Looking back at 2021

Looking back on 2021: why relationships with journalists are more important than ever



George Pickford, PR and Marketing Executive:
  • Improve, adapt, overcome
  • Keeping the PR heart beating
  • Lessons learnt

“Public relations is a mix of journalism, psychology, and lawyering – it’s an ever-changing and always interesting landscape.” – Ronn Torossian

With public relations skills needed for so many areas of business, it is no surprise that a global standstill across a multitude of sectors would impact the industry.

The last 18 months have been the toughest many have witnessed in their lifetime. With the media landscape hugely impacted, it was crucial for public relations agency teams to adjust their techniques and tactics in order to effectively achieve the same high-quality media coverage as pre-pandemic levels. In the words of Bear Grylls, we had to ‘improvise, adapt, overcome’.

The sudden change to remote working came with a variety of challenges, but none perhaps more significant than being able to have regular telephone calls with a journalist or news desk – our preferred method at Conscious Communications to nurture and maintain constant and open dialogue. Suddenly, landlines were deactivated as a result of home-working and the concept of regular office hours did not apply. Our favoured contact numbers were made redundant, so adapting to journalists’ new home working routines, developing effective eye-catching emails, tactical social media usage and regular check-ins with Editors to gauge daily staffing changes proved vital in our approach.
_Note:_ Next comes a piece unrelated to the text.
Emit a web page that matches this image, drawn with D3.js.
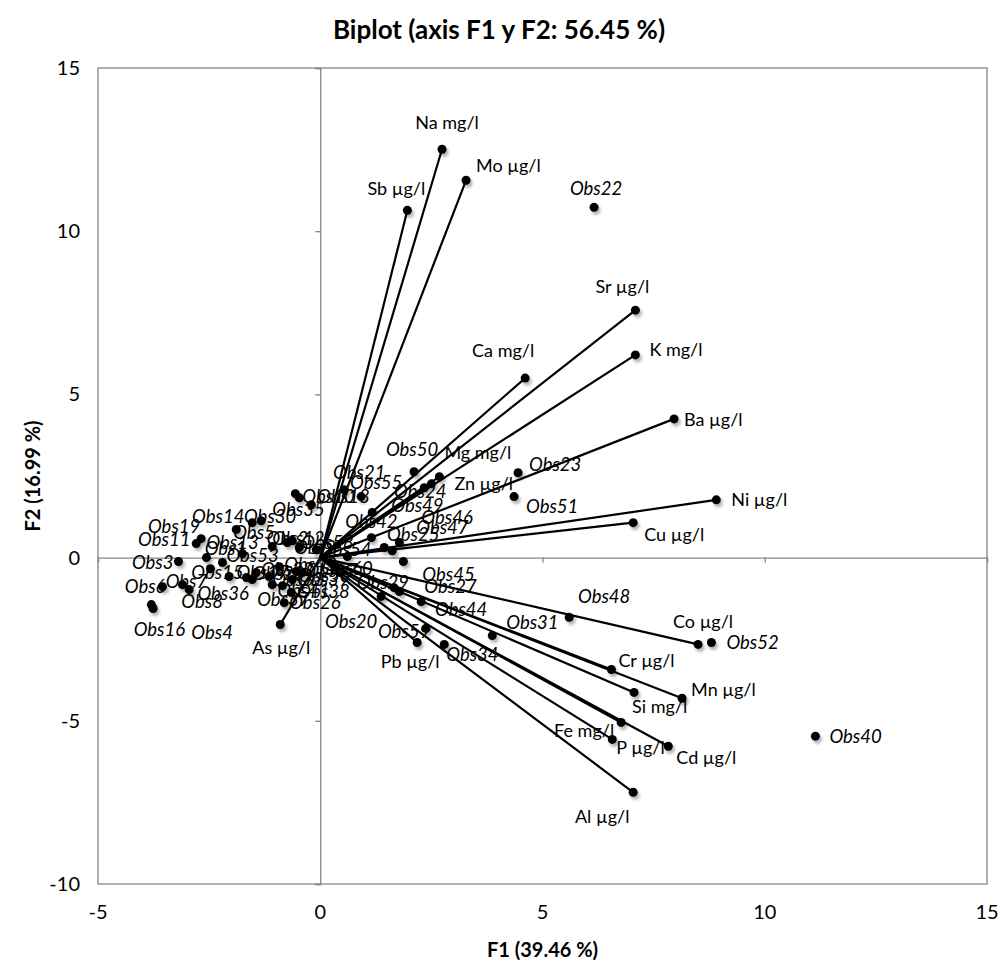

Time and again, strong relationships with journalists have proven to be the lifeline that keeps the heart beating within our media relations activity – this especially rang true when we could rely on our strong rapports with journalists to ensure a steady stream of coverage for our clients over the past year and a half.

Lessons learnt

Keeping the media up-to-date with our clients’ news needed a unique approach during the pandemic. How can you be sure that you cut through the now increased noise of thousands of other emails journalists receive? Here are a few things that I learnt over the last 18 months to hone my approach to media relations:

  • There is no one-size-fits-all approach. Each journalist working at home has their own routine and preferred times of publishing that may differ to those when in the office.
  • Mutual respect has a crucial role to play – consideration of the outlet and journalists’ personal situation (for example furlough) has to be taken into account.
  • Journalists may not like to be contacted through their personal mobile, even if you have correctly sourced the number.
  • Regular and reliable communication is more crucial than ever – show the journalist that despite working from home, you are readily available at any given time to provide accurate information.

2021 has forced daily ‘out-of-the-box’ thinking and I believe as a team it has made us stronger and more creative. Keeping an open dialogue with our media contacts, despite technological barriers, helped to solidify our journalist relationships and ensure that we could continue to deliver for our clients to the highest degree. Joining the team in March 2020 I started my PR journey just at the beginning of the pandemic; meaning that working through a pandemic is all I have known (so far!). However, I believe that learning these skills has helped to strengthen my knowledge and understanding of the industry and I look forward to drawing upon these valuable lessons as I advance further into my career.